** Start DATASET **
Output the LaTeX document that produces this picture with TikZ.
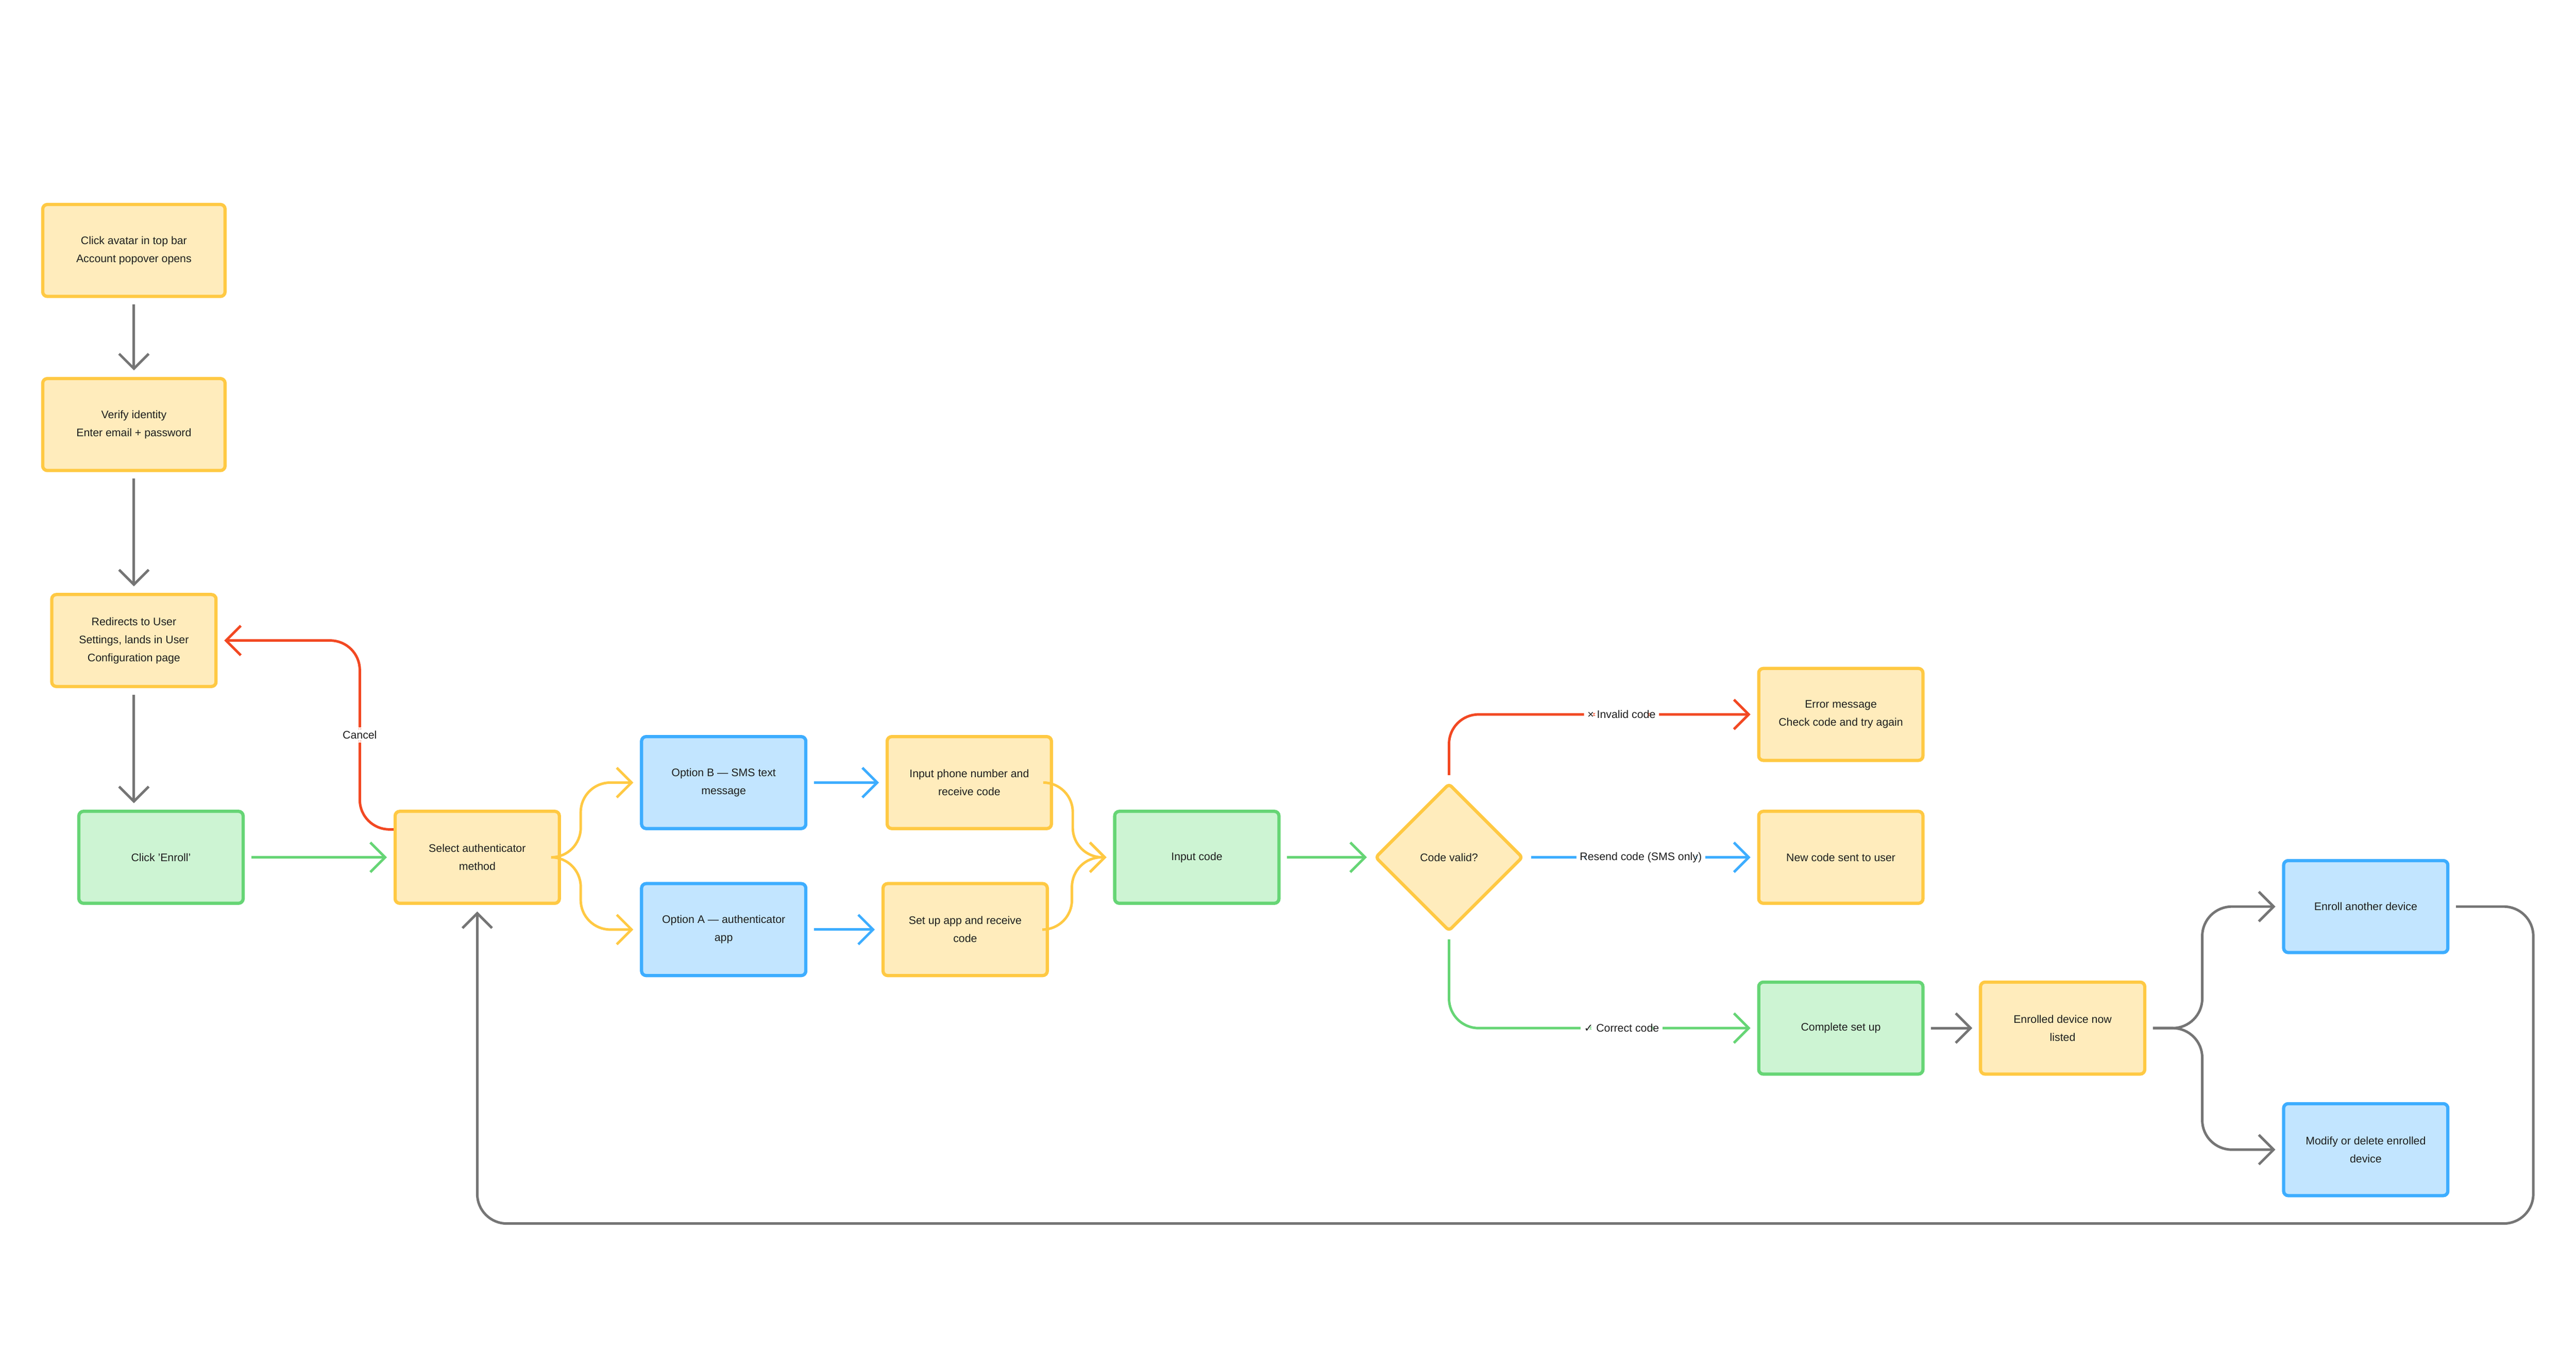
\documentclass[tikz,border=0pt]{standalone}
\usepackage{fontspec}
\setmainfont{Liberation Sans}
\newfontfamily\symfont{DejaVu Sans}
\usepackage{xcolor}
\usetikzlibrary{positioning,arrows.meta,shapes.geometric}
\definecolor{ylfill}{HTML}{FFECBC}
\definecolor{yldraw}{HTML}{FFC943}
\definecolor{grfill}{HTML}{CDF4D3}
\definecolor{grdraw}{HTML}{66D575}
\definecolor{blfill}{HTML}{C2E5FF}
\definecolor{bldraw}{HTML}{3DADFF}
\definecolor{rdline}{HTML}{F24822}
\definecolor{gyline}{HTML}{757575}
\definecolor{txt}{HTML}{1E1E1E}
\tikzset{
  box/.style={draw, line width=2.8pt, rounded corners=4pt, minimum width=5cm, minimum height=2.8cm,
    align=center, text=txt, font=\fontsize{9.5}{15.6}\selectfont},
  ybox/.style={box, fill=ylfill, draw=yldraw},
  gbox/.style={box, fill=grfill, draw=grdraw},
  bbox/.style={box, fill=blfill, draw=bldraw},
  conn/.style={line width=2.2pt, rounded corners=0.9cm, shorten <=0.2cm, shorten >=0.2cm,
    -{Straight Barb[length=0.45cm, width=0.9cm, line width=2.2pt]}},
  lbl/.style={fill=white, text=txt, font=\fontsize{9.5}{12}\selectfont, inner sep=3pt}
}
\begin{document}
\begin{tikzpicture}[x=0.05cm, y=-0.05cm]
\useasboundingbox (0,0) rectangle (1568,823.6);

\node[ybox] (avatar) at (81.5,152.5) [minimum width=5.55cm] {Click avatar in top bar\\Account popover opens};
\node[ybox] (verify) at (81.5,258.5) [minimum width=5.55cm] {Verify identity\\Enter email + password};
\node[ybox] (redirect) at (81.5,390) {Redirects to User\\Settings, lands in User\\Configuration page};
\node[gbox] (enroll) at (98,522) {Click 'Enroll'};
\node[ybox] (select) at (290.5,522) {Select authenticator\\method};
\node[bbox] (optb) at (440.5,476.5) {Option B — SMS text\\message};
\node[bbox] (opta) at (440.5,566) {Option A — authenticator\\app};
\node[ybox] (phone) at (590,476.5) {Input phone number and\\receive code};
\node[ybox] (setup) at (587.5,566) {Set up app and receive\\code};
\node[gbox] (input) at (728.5,522) {Input code};
\node[draw=yldraw, fill=ylfill, line width=2.8pt, diamond, aspect=1, inner sep=0pt,
  minimum width=4.5cm, minimum height=4.5cm, rounded corners=3pt, text=txt,
  font=\fontsize{9.5}{15.6}\selectfont] (valid) at (882,522) {Code valid?};
\node[ybox] (error) at (1120.5,435) {Error message\\Check code and try again};
\node[ybox] (newcode) at (1120.5,522) {New code sent to user};
\node[gbox] (complete) at (1120.5,626) {Complete set up};
\node[ybox] (listed) at (1255.5,626) {Enrolled device now\\listed};
\node[bbox] (another) at (1440,552) {Enroll another device};
\node[bbox] (modify) at (1440,700) {Modify or delete enrolled\\device};
\coordinate (loopc) at (1542,745);

% left column
\draw[conn, gyline] (avatar) -- (verify);
\draw[conn, gyline] (verify) -- (redirect);
\draw[conn, gyline] (redirect) -- (redirect |- enroll.north);
\draw[conn, grdraw] (enroll) -- (select);
\draw[conn, rdline, shorten <=0pt] ([yshift=0.85cm]select.west) -- (219,505) -- (219,390)
  node[midway, lbl] {Cancel} -- (redirect.east);

% options
\draw[conn, yldraw] (select.east) -- ++(12,0) |- (optb.west);
\draw[conn, yldraw] (select.east) -- ++(12,0) |- (opta.west);
\draw[conn, bldraw] (optb) -- (phone);
\draw[conn, bldraw] (opta) -- (setup);
\draw[conn, yldraw] (phone.east) -- ++(12,0) |- (input.west);
\draw[conn, yldraw] (setup.east) -- ++(14,0) |- (input.west);
\draw[conn, grdraw] (input) -- (valid);

% decision
\draw[conn, rdline] (valid.north) |- (error.west) node[pos=0.78, lbl] {× Invalid code};
\draw[conn, bldraw] (valid.east) -- (newcode.west) node[midway, lbl] {Resend code (SMS only)};
\draw[conn, grdraw] (valid.south) |- (complete.west) node[pos=0.78, lbl] {{\symfont ✓} Correct code};
\draw[conn, gyline] (complete) -- (listed);

% after enrolment
\draw[conn, gyline] (listed.east) -- ++(34,0) |- (another.west);
\draw[conn, gyline] (listed.east) -- ++(34,0) |- (modify.west);
\draw[conn, gyline] (another.east) -| (loopc) -| (select.south);
\end{tikzpicture}
\end{document}
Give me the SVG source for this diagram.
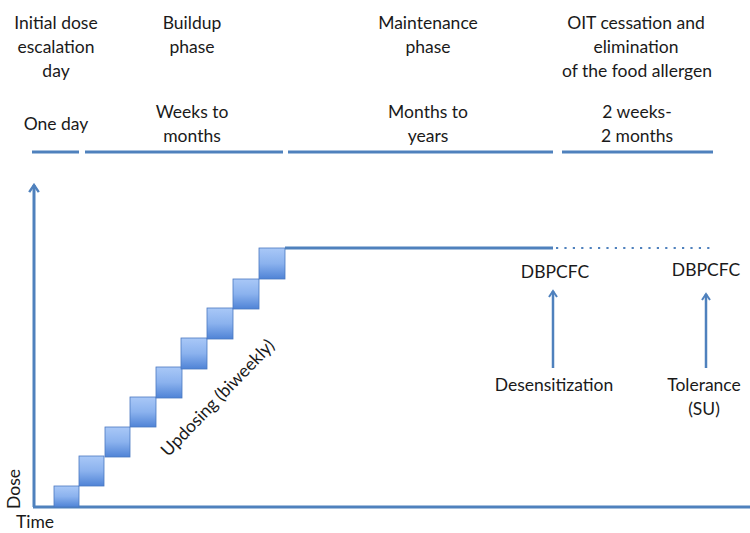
<svg xmlns="http://www.w3.org/2000/svg" width="750" height="533" viewBox="0 0 750 533">
<style>
text{font-family:"Lato","Open Sans","Liberation Sans",sans-serif;font-size:17.5px;fill:#1a1a1a;text-anchor:middle}
.ln{stroke:#4f81bd;stroke-width:3;fill:none}
.ax{stroke:#4f81bd;stroke-width:3;fill:none}
.arr{stroke:#4f81bd;stroke-width:2.5;fill:none}
.sq{fill:url(#g);stroke:#4a78c0;stroke-width:0.8}
</style>
<defs>
<linearGradient id="g" x1="0" y1="0" x2="0" y2="1">
<stop offset="0" stop-color="#a9c8f7"/>
<stop offset="0.5" stop-color="#8bb2ee"/>
<stop offset="1" stop-color="#4f83d6"/>
</linearGradient>
<marker id="ah" viewBox="0 0 10 10" refX="8" refY="5" markerWidth="4" markerHeight="4" orient="auto" markerUnits="strokeWidth">
<path d="M2,1 L8,5 L2,9" fill="none" stroke="#4f81bd" stroke-width="2"/>
</marker>
</defs>
<g id="headers">
<text x="56" y="29">Initial dose</text>
<text x="56" y="53">escalation</text>
<text x="56" y="77">day</text>
<text x="192" y="29">Buildup</text>
<text x="192" y="53">phase</text>
<text x="428" y="29">Maintenance</text>
<text x="428" y="53">phase</text>
<text x="636" y="29">OIT cessation and</text>
<text x="636" y="53">elimination</text>
<text x="637" y="77">of the food allergen</text>
<text x="56" y="130">One day</text>
<text x="192" y="118">Weeks to</text>
<text x="192" y="142">months</text>
<text x="428" y="118">Months to</text>
<text x="428" y="142">years</text>
<text x="637" y="118">2 weeks-</text>
<text x="637" y="142">2 months</text>
</g>
<g id="timeline">
<line class="ln" x1="32" y1="152" x2="79" y2="152"/>
<line class="ln" x1="85" y1="152" x2="283" y2="152"/>
<line class="ln" x1="288" y1="152" x2="553" y2="152"/>
<line class="ln" x1="562" y1="152" x2="713" y2="152"/>
</g>
<g id="axes">
<line class="ax" x1="34" y1="507" x2="34" y2="185" marker-end="url(#ah)"/>
<line class="ax" x1="33" y1="507" x2="750" y2="507"/>
<text x="20" y="489" transform="rotate(-90 20 489)">Dose</text>
<text x="35" y="528">Time</text>
</g>
<g id="steps">
<rect class="sq" x="54" y="486" width="25" height="21"/>
<rect class="sq" x="79" y="456" width="25" height="30"/>
<rect class="sq" x="105" y="427" width="25" height="30"/>
<rect class="sq" x="130" y="397" width="26" height="30"/>
<rect class="sq" x="156" y="367" width="26" height="31"/>
<rect class="sq" x="181" y="338" width="26" height="31"/>
<rect class="sq" x="207" y="308" width="26" height="31"/>
<rect class="sq" x="233" y="279" width="26" height="30"/>
<rect class="sq" x="259" y="248" width="26" height="31"/>
<text x="222" y="402" transform="rotate(-46 222 402)">Updosing (biweekly)</text>
</g>
<g id="connectors">
<line class="ln" x1="285" y1="248" x2="553" y2="248"/>
<line x1="556" y1="248" x2="710" y2="248" stroke="#4f81bd" stroke-width="2.2" stroke-dasharray="2.2 6.2"/>
<line class="arr" x1="553" y1="368" x2="553" y2="291" marker-end="url(#ah)"/>
<line class="arr" x1="706" y1="368" x2="706" y2="294" marker-end="url(#ah)"/>
</g>
<g id="desens">
<text x="555" y="278">DBPCFC</text>
<text x="554" y="391">Desensitization</text>
</g>
<g id="tolerance">
<text x="706" y="276">DBPCFC</text>
<text x="704" y="391">Tolerance</text>
<text x="704" y="415">(SU)</text>
</g>
</svg>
** End DATASET **
* INSTRUCTIONS TO FOLLOW *
Repeat the listing above from its first line through the line that contains "(0,0) rectangle (1568,823.6);", both included, and nothing more. Drop the pictures.

* TASK RESPONSE *
Output the LaTeX document that produces this picture with TikZ.
\documentclass[tikz,border=0pt]{standalone}
\usepackage{fontspec}
\setmainfont{Liberation Sans}
\newfontfamily\symfont{DejaVu Sans}
\usepackage{xcolor}
\usetikzlibrary{positioning,arrows.meta,shapes.geometric}
\definecolor{ylfill}{HTML}{FFECBC}
\definecolor{yldraw}{HTML}{FFC943}
\definecolor{grfill}{HTML}{CDF4D3}
\definecolor{grdraw}{HTML}{66D575}
\definecolor{blfill}{HTML}{C2E5FF}
\definecolor{bldraw}{HTML}{3DADFF}
\definecolor{rdline}{HTML}{F24822}
\definecolor{gyline}{HTML}{757575}
\definecolor{txt}{HTML}{1E1E1E}
\tikzset{
  box/.style={draw, line width=2.8pt, rounded corners=4pt, minimum width=5cm, minimum height=2.8cm,
    align=center, text=txt, font=\fontsize{9.5}{15.6}\selectfont},
  ybox/.style={box, fill=ylfill, draw=yldraw},
  gbox/.style={box, fill=grfill, draw=grdraw},
  bbox/.style={box, fill=blfill, draw=bldraw},
  conn/.style={line width=2.2pt, rounded corners=0.9cm, shorten <=0.2cm, shorten >=0.2cm,
    -{Straight Barb[length=0.45cm, width=0.9cm, line width=2.2pt]}},
  lbl/.style={fill=white, text=txt, font=\fontsize{9.5}{12}\selectfont, inner sep=3pt}
}
\begin{document}
\begin{tikzpicture}[x=0.05cm, y=-0.05cm]
\useasboundingbox (0,0) rectangle (1568,823.6);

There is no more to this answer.